#### Provided material ####
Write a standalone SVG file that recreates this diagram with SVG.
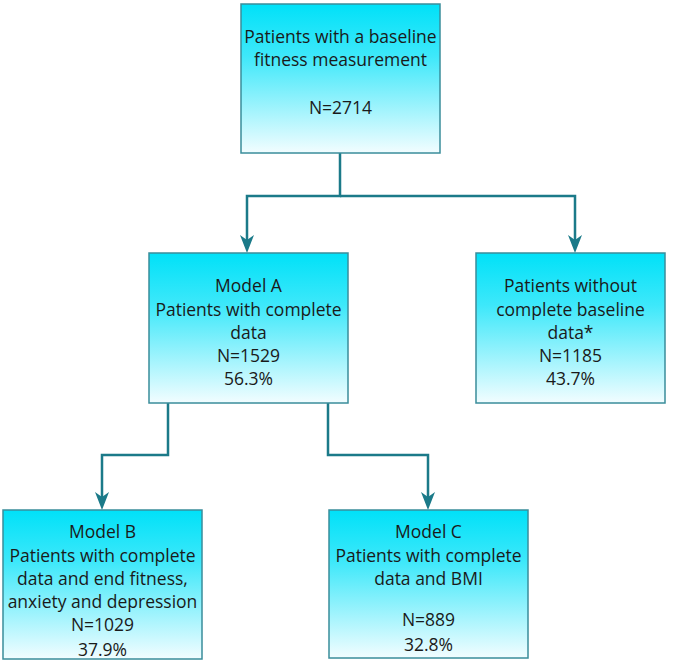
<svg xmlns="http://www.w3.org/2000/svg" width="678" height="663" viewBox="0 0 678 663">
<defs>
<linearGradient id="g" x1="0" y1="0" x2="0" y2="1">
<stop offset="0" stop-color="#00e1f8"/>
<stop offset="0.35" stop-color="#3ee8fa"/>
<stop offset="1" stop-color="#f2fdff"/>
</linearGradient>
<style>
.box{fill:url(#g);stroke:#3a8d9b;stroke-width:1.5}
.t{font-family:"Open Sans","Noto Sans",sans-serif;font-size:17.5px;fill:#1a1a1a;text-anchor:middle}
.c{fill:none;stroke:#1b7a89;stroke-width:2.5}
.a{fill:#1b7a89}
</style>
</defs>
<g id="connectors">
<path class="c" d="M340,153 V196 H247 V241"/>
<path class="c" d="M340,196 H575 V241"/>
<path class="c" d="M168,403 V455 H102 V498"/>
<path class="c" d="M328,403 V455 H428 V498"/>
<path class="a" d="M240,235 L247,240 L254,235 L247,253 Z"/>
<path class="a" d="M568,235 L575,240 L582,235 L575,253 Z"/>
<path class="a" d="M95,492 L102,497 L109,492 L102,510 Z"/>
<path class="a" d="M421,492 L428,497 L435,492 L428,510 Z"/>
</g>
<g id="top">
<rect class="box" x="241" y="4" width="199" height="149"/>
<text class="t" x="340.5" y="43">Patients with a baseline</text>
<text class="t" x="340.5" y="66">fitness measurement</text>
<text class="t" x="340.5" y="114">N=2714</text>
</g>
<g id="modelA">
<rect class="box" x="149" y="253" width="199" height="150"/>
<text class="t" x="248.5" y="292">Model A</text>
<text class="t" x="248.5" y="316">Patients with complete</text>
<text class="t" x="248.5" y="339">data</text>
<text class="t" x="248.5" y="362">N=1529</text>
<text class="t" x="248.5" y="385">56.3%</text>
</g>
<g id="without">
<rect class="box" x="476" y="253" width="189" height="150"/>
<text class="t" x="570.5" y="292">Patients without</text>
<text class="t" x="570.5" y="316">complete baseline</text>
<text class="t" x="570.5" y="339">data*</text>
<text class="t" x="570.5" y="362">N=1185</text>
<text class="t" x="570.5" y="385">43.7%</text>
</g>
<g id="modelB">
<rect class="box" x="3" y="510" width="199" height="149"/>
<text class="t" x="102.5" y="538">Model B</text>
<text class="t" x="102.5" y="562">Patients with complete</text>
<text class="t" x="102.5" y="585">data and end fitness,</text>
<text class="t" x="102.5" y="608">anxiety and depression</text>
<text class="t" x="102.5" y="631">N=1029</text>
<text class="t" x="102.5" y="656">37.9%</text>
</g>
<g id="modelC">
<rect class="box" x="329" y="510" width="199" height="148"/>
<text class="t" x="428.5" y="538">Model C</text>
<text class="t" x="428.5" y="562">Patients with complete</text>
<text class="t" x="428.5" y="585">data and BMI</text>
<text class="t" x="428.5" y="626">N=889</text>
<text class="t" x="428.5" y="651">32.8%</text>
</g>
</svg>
####
Quote in full the listing given above; the images are to be left out.

Write a standalone SVG file that recreates this diagram with SVG.
<svg xmlns="http://www.w3.org/2000/svg" width="678" height="663" viewBox="0 0 678 663">
<defs>
<linearGradient id="g" x1="0" y1="0" x2="0" y2="1">
<stop offset="0" stop-color="#00e1f8"/>
<stop offset="0.35" stop-color="#3ee8fa"/>
<stop offset="1" stop-color="#f2fdff"/>
</linearGradient>
<style>
.box{fill:url(#g);stroke:#3a8d9b;stroke-width:1.5}
.t{font-family:"Open Sans","Noto Sans",sans-serif;font-size:17.5px;fill:#1a1a1a;text-anchor:middle}
.c{fill:none;stroke:#1b7a89;stroke-width:2.5}
.a{fill:#1b7a89}
</style>
</defs>
<g id="connectors">
<path class="c" d="M340,153 V196 H247 V241"/>
<path class="c" d="M340,196 H575 V241"/>
<path class="c" d="M168,403 V455 H102 V498"/>
<path class="c" d="M328,403 V455 H428 V498"/>
<path class="a" d="M240,235 L247,240 L254,235 L247,253 Z"/>
<path class="a" d="M568,235 L575,240 L582,235 L575,253 Z"/>
<path class="a" d="M95,492 L102,497 L109,492 L102,510 Z"/>
<path class="a" d="M421,492 L428,497 L435,492 L428,510 Z"/>
</g>
<g id="top">
<rect class="box" x="241" y="4" width="199" height="149"/>
<text class="t" x="340.5" y="43">Patients with a baseline</text>
<text class="t" x="340.5" y="66">fitness measurement</text>
<text class="t" x="340.5" y="114">N=2714</text>
</g>
<g id="modelA">
<rect class="box" x="149" y="253" width="199" height="150"/>
<text class="t" x="248.5" y="292">Model A</text>
<text class="t" x="248.5" y="316">Patients with complete</text>
<text class="t" x="248.5" y="339">data</text>
<text class="t" x="248.5" y="362">N=1529</text>
<text class="t" x="248.5" y="385">56.3%</text>
</g>
<g id="without">
<rect class="box" x="476" y="253" width="189" height="150"/>
<text class="t" x="570.5" y="292">Patients without</text>
<text class="t" x="570.5" y="316">complete baseline</text>
<text class="t" x="570.5" y="339">data*</text>
<text class="t" x="570.5" y="362">N=1185</text>
<text class="t" x="570.5" y="385">43.7%</text>
</g>
<g id="modelB">
<rect class="box" x="3" y="510" width="199" height="149"/>
<text class="t" x="102.5" y="538">Model B</text>
<text class="t" x="102.5" y="562">Patients with complete</text>
<text class="t" x="102.5" y="585">data and end fitness,</text>
<text class="t" x="102.5" y="608">anxiety and depression</text>
<text class="t" x="102.5" y="631">N=1029</text>
<text class="t" x="102.5" y="656">37.9%</text>
</g>
<g id="modelC">
<rect class="box" x="329" y="510" width="199" height="148"/>
<text class="t" x="428.5" y="538">Model C</text>
<text class="t" x="428.5" y="562">Patients with complete</text>
<text class="t" x="428.5" y="585">data and BMI</text>
<text class="t" x="428.5" y="626">N=889</text>
<text class="t" x="428.5" y="651">32.8%</text>
</g>
</svg>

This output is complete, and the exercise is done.